As has been reported by Financial Express Online earlier, initially the FICV project which was approved under the strategic partnership model for the armoured vehicle segment was considered under the ‘Make’ category under DPP-2008.
Under the Make II category no funding is required from the MoD, unlike the ‘Make’ category, where the ministry has to provide 90% of funds up to the prototype stage. As per the Chapter–III of DPP-2016, the ‘Make’ procedure for indigenous design, development and manufacture of defence equipment/ weapon systems was simplified in 2016.
Later a new subcategory — Make-II (industry funded) — was introduced with a major focus on development of equipment/ system/platform or their upgrades or their subsystems/sub-assembly/assemblies/components. In this subcategory, no government funding is envisaged for prototype development purposes, but there is assurance of orders on successful development and trials of the prototype.
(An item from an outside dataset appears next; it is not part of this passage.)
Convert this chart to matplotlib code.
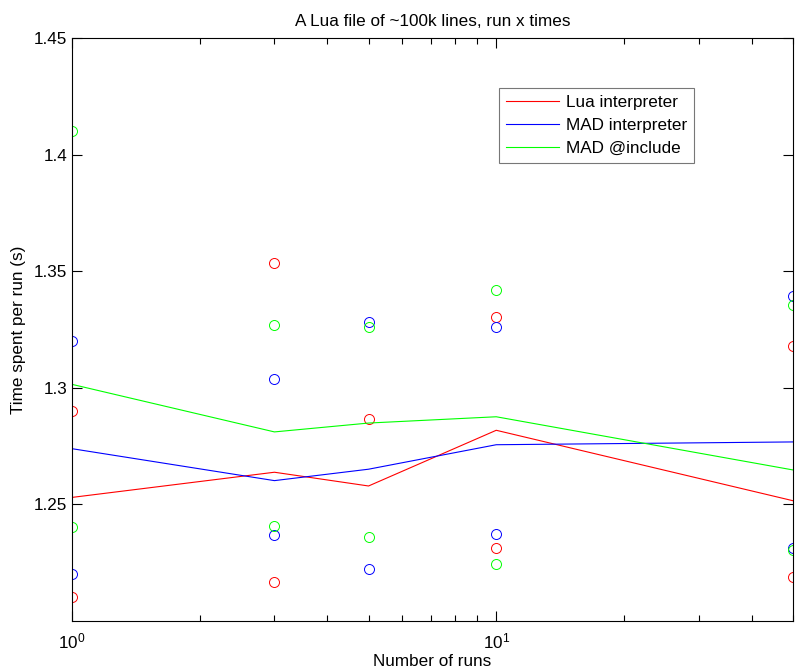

Under the initial proposal of `Make’ category, the plan was to have three development agencies (DAs) – two from the private sector and one from the Ordnance Factory Board, and the MoD had to give minimum of Rs 500 crore each to the three DAs as per the procedure. While under the Make II category, the ministry hopes to save money, it will ensure that the delayed project will move faster, sources told FE.
The Project FICV which has a lifespan of 32 years, around 2,600 FICVs will replace the Army’s old Russian-origin BMP-2 infantry combat vehicles.